Thursday, April 15, 2010

Baby-Making. Writing. Is there a difference, really?

Image by Anne Geddes. Emasculates the shit out of me, but it fits, eh.

So this is the morning of conception!

Yes! You read that right. I just conceived. Not a baby -- I'm a dude -- but a story, a novel, a concept I've been working on for a while but just this morning decided to formalize with its own folder. I now I have a file called The_Gladiators_Son.doc and a short concept scene.

And it got me to thinking: Isn't this a lot like sex and baby-making?

See, when you're making babies, there's this run-up where it's something you and your girl talk about, but not something you're actively engaged in on a for-realses basis. You might practice -- hopefully often -- but it's not for keeps, is it.

Sorta like blogging. Safe-writing, hope you're wearing protection.

Then one day, you decide you're gonna start swinging for the fence. That's the fun part. In writing, it'd be the pre-writing phase, where you dream about your story, maybe hash out a character or two in your thoughts. It's fun. It's giddy. You see scenes hodgepodged and smudged and kludged together. You share your Pulitzer and Oscar with your friends and family and thank your dear wife for being so supportive, and then you climb into your limo and head back to the mansion for some baby-making in one of your hot tubs.

It's wonderful!

So's that part of makin dem babies, eh.

But then it actually ~happens~. I mean, your girl takes a pee test, sees two pink lines, that plus sign, or if you're writing, it's that saved first draft with nothing more than a title, a couple of chapter headings, and some vague idea of whether it's going to be first person, third person, or in this case, God help us all, a fraternal twinning of first and third person scenes that hopefully won't be grotesquely joined at the head.

Then the work begins. Funtime's over, folks, pull up your pants and get cracking.

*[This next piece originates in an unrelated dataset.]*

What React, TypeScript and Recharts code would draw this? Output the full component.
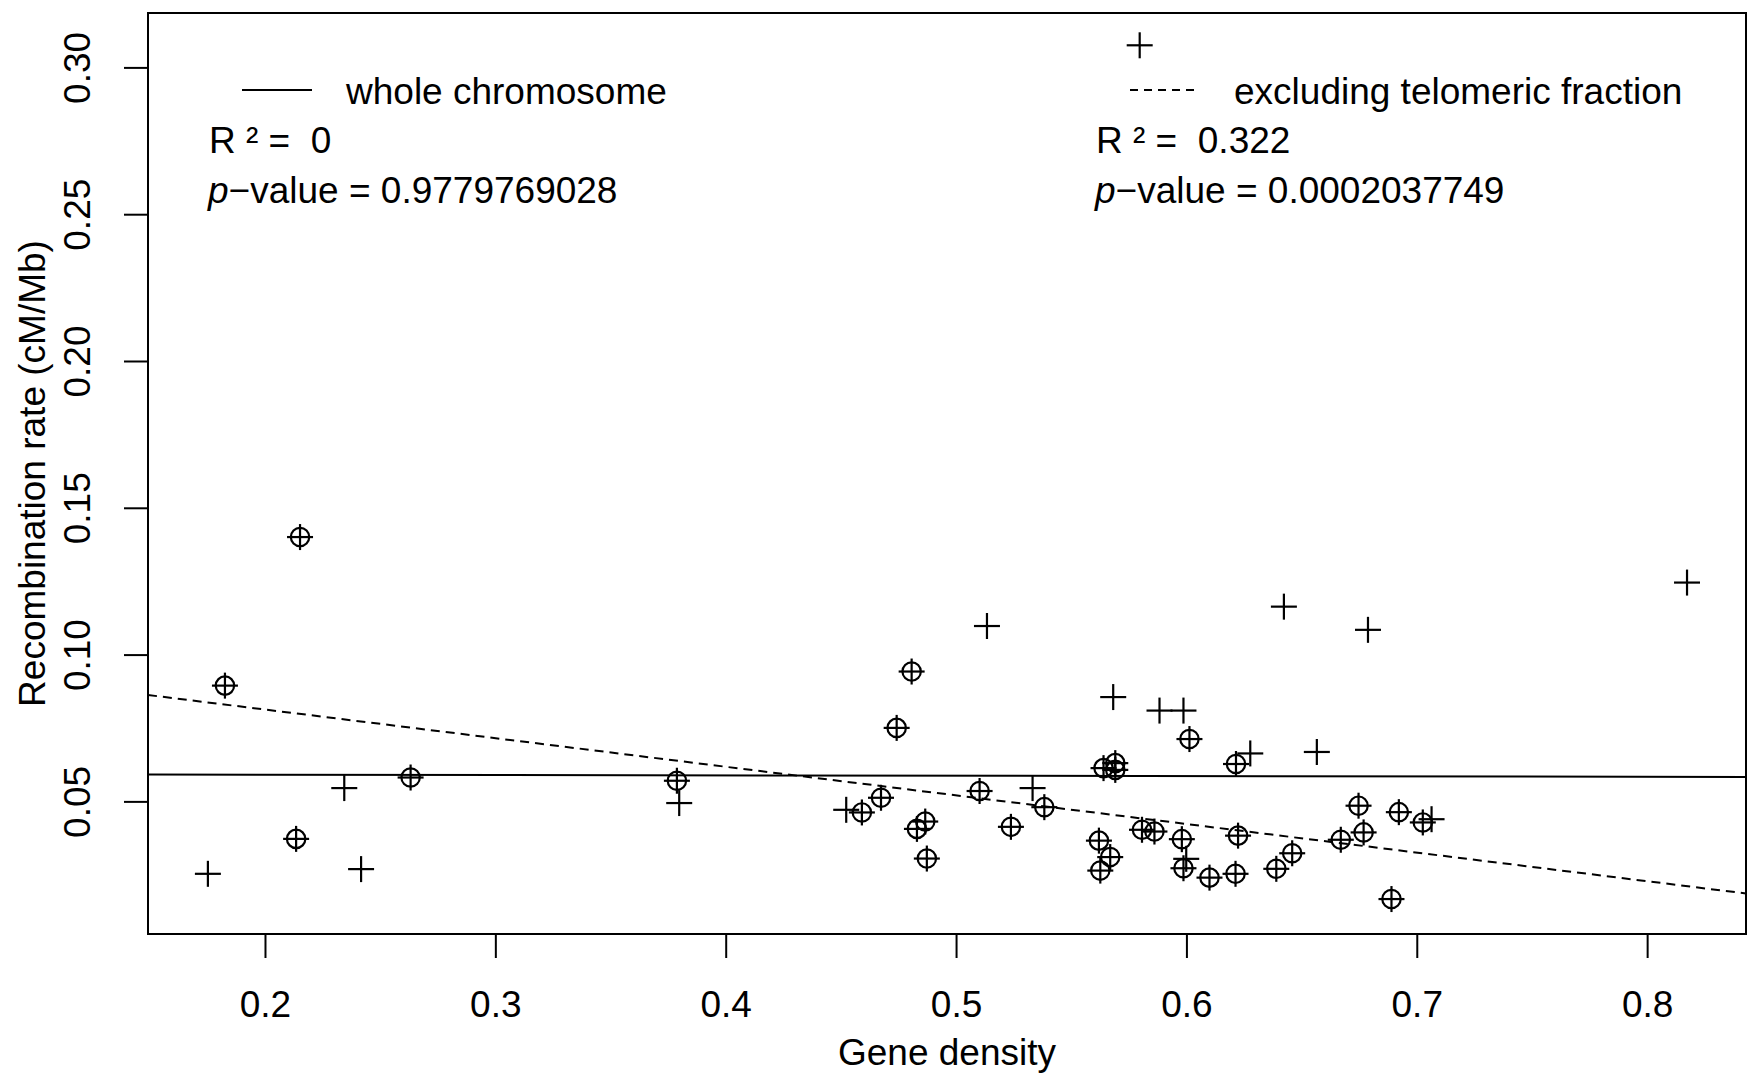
import React from 'react';
import { ScatterChart, Scatter, XAxis, YAxis, ReferenceLine, ReferenceArea } from 'recharts';

// Gene density vs recombination rate
const telomericX = [0.175, 0.2342, 0.2415, 0.3796, 0.4521, 0.5132, 0.533, 0.568, 0.5795, 0.5881, 0.5985, 0.5997, 0.6275, 0.6421, 0.6564, 0.6786, 0.7062, 0.8171];
const telomericY = [0.0255, 0.0547, 0.0271, 0.0496, 0.0473, 0.1099, 0.0547, 0.0857, 0.3077, 0.0811, 0.0811, 0.0306, 0.0665, 0.1165, 0.067, 0.1086, 0.0441, 0.1247];

const centralX = [0.1824, 0.2133, 0.215, 0.263, 0.3786, 0.4589, 0.4672, 0.474, 0.4805, 0.4828, 0.4864, 0.4871, 0.51, 0.5236, 0.5381, 0.5618, 0.5624, 0.5638, 0.5667, 0.5689, 0.5689, 0.5805, 0.5859, 0.5978, 0.5985, 0.6011, 0.6098, 0.6211, 0.6213, 0.6222, 0.6388, 0.6457, 0.6668, 0.6745, 0.6767, 0.6888, 0.692, 0.7024];
const centralY = [0.0896, 0.0374, 0.1402, 0.0583, 0.0572, 0.0464, 0.0514, 0.0752, 0.0944, 0.0408, 0.0433, 0.0307, 0.0537, 0.0415, 0.0482, 0.0368, 0.0266, 0.0615, 0.0312, 0.0632, 0.0609, 0.0405, 0.0399, 0.0373, 0.0274, 0.0714, 0.0242, 0.0255, 0.0629, 0.0385, 0.0272, 0.0325, 0.0371, 0.0487, 0.0396, 0.0169, 0.0465, 0.043];

// fitted lines, value at the left and right edge of the plot
const xDomain = [0.149, 0.8427];
const yDomain = [0.005, 0.3187];
const wholeFit = [0.0593, 0.0585];
const excludingFit = [0.0864, 0.0188];

const xTicks = [0.2, 0.3, 0.4, 0.5, 0.6, 0.7, 0.8];
const yTicks = [0.05, 0.1, 0.15, 0.2, 0.25, 0.3];

const FONT = '"Liberation Sans", Arial, Helvetica, sans-serif';
const FS = 37;

const telomeric = telomericX.map((x, i) => ({ x, y: telomericY[i] }));
const central = centralX.map((x, i) => ({ x, y: centralY[i] }));
const allPoints = [...telomeric, ...central];

const Cross = (props: any) => {
  const { cx, cy } = props;
  const s = 13;
  return (
    <g stroke="#000" strokeWidth={2.2}>
      <line x1={cx - s} y1={cy} x2={cx + s} y2={cy} />
      <line x1={cx} y1={cy - s} x2={cx} y2={cy + s} />
    </g>
  );
};

const Ring = (props: any) => {
  const { cx, cy } = props;
  return <circle cx={cx} cy={cy} r={9.2} fill="none" stroke="#000" strokeWidth={2.2} />;
};

const XTick = ({ x, y, payload }: any) => (
  <text x={x} y={y + 46} textAnchor="middle" dominantBaseline="central" fontSize={FS} fontFamily={FONT} fill="#000">
    {payload.value.toFixed(1)}
  </text>
);

const YTick = ({ x, y, payload }: any) => (
  <text
    x={x - 46}
    y={y}
    textAnchor="middle"
    dominantBaseline="central"
    fontSize={FS}
    fontFamily={FONT}
    fill="#000"
    transform={`rotate(-90, ${x - 46}, ${y})`}
  >
    {payload.value.toFixed(2)}
  </text>
);

const Legend = () => (
  <svg width={1754} height={240} style={{ position: 'absolute', left: 0, top: 0, pointerEvents: 'none' }}>
    <g fontFamily={FONT} fontSize={FS} fill="#000">
      <line x1={242} y1={90} x2={312} y2={90} stroke="#000" strokeWidth={2} />
      <text x={346} y={104}>whole chromosome</text>
      <text x={209} y={153} style={{ whiteSpace: 'pre' }}>{'R \u00b2 =  0'}</text>
      <text x={208} y={203}>
        <tspan fontStyle="italic">p</tspan>
        {'\u2212value = 0.9779769028'}
      </text>

      <line x1={1130} y1={90} x2={1199} y2={90} stroke="#000" strokeWidth={2} strokeDasharray="8 6" />
      <text x={1234} y={104}>excluding telomeric fraction</text>
      <text x={1096} y={153} style={{ whiteSpace: 'pre' }}>{'R \u00b2 =  0.322'}</text>
      <text x={1095} y={203}>
        <tspan fontStyle="italic">p</tspan>
        {'\u2212value = 0.0002037749'}
      </text>
    </g>
  </svg>
);

export default function App() {
  return (
    <div style={{ position: 'absolute', left: 0, top: 0, width: 1754, height: 1077, background: '#fff' }}>
      <ScatterChart width={1754} height={1077} margin={{ top: 13, right: 8, bottom: 0, left: 0 }}>
        <XAxis
          type="number"
          dataKey="x"
          domain={xDomain}
          allowDataOverflow
          ticks={xTicks}
          interval={0}
          axisLine={false}
          tickLine={{ stroke: '#000', strokeWidth: 2 }}
          tickSize={24}
          tickMargin={0}
          tick={<XTick />}
          height={143}
          label={{ value: 'Gene density', position: 'insideBottom', offset: 12, fontSize: FS, fontFamily: FONT, fill: '#000' }}
        />
        <YAxis
          type="number"
          dataKey="y"
          domain={yDomain}
          allowDataOverflow
          ticks={yTicks}
          interval={0}
          axisLine={false}
          tickLine={{ stroke: '#000', strokeWidth: 2 }}
          tickSize={24}
          tickMargin={0}
          tick={<YTick />}
          width={148}
          label={{ value: 'Recombination rate (cM/Mb)', angle: -90, position: 'insideLeft', offset: 32, fontSize: FS, fontFamily: FONT, fill: '#000', style: { textAnchor: 'middle' } }}
        />
        <ReferenceArea x1={xDomain[0]} x2={xDomain[1]} y1={yDomain[0]} y2={yDomain[1]} fill="none" fillOpacity={0} stroke="#000" strokeWidth={2} />
        <ReferenceLine
          segment={[{ x: xDomain[0], y: wholeFit[0] }, { x: xDomain[1], y: wholeFit[1] }]}
          stroke="#000"
          strokeWidth={2}
        />
        <ReferenceLine
          segment={[{ x: xDomain[0], y: excludingFit[0] }, { x: xDomain[1], y: excludingFit[1] }]}
          stroke="#000"
          strokeWidth={2}
          strokeDasharray="9 6"
        />
        <Scatter data={allPoints} shape={<Cross />} isAnimationActive={false} />
        <Scatter data={central} shape={<Ring />} isAnimationActive={false} />
      </ScatterChart>
      <Legend />
    </div>
  );
}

It's time to cut back on spending, think about baby cribs and which room you're going to paint, and oh God what are we gonna do with the carpets?

How many chapters? How many words? What's my target audience? My genre, if there is one, and by goddengolly there'd better be a genre for this baby, because it's a-coming out feet first and sideways if it has to!

Tone. Theme. Plot. Setting. Location. Winter or summer? Where are we? In the US? Planet Earth? Texas? Dallas? What're the timeline and daily-weekly goals?

You give it a name, a working title, and later on, when you see its face and spank its bottom, you'll know what to truly call it.

After nine months -- and funny how that gestation period applies so well to both literary and biological birthings -- you have this little critter, infantile, immature, helpless and beautiful even though you know damned well it looks pretty hideous, covered in afterbirth and wrinkled with pink-red swollen face.

It's up to you as parent, as writer, to clean up the shit, suck out the snot, wipe it and bathe it and tenderize it until that tiny concept, that pairing of single cells, that paragraph, that idea and dream and wishful thinking, is finally ready to pack up and send out into the world.

Then all you can do is wave goodbye, flaws and all, hope for the best, and decide if it's worth having another.

- Eric

6 comments:

Jessica Bell said...

LOL. Looks like we have the same thought processes Eric :) Glad you stopped by my blog!Check out my post on this kinda thing.
http://thealliterativeallomorph.blogspot.com/2010/03/do-do-do-dont-wait.html

Eric W. Trant said...

Yep! For sure we have the same thought patterns here.

- Eric

Theresa Milstein said...

"Then the work begins. Funtime's over, folks, pull up your pants and get cracking."

This post - what an analogy!

dolorah said...

Oh I like this analogy. Feels so right.

.........dhole

Andrew Rosenberg said...

Don't forget to slap that baby.
And are you going to breast or bottle feed?

Congrats! I'm going to smoke a cigar.
What plotting method are you using? Or are you going to *gasp* pants it?

Eric W. Trant said...

Theresa: Thanks. I thought that was a funny way to put it, too.

Donna: Feels so right, eh, but it's from a dude! Kinda feels like Arnold in that movie where he was having a baby, dang, what was that called?

Andrew: Right now I'm writing out test scenes. I don't "pants-it" as much as I claim. I plot in the beginning, but it involves creating characters and circumstances and story questions. It's a rough, rough plot, usually nothing more than a beginning, a middle, and an end, with a key character or two, and a big event that drives the story forward.

Then, once I start writing, it's all in the skull. If I write it down and stare at it the magic is lost. I need the ability to re-plot quickly during the writing phase. Often I'll get through a couple of chapters, nuke em, and re-write because the plot just changed.

Sorta like cross-country running. I have a vague idea that I want to get from here to there, but no clear path along the way, and I may backtrack when I hit dead-ends.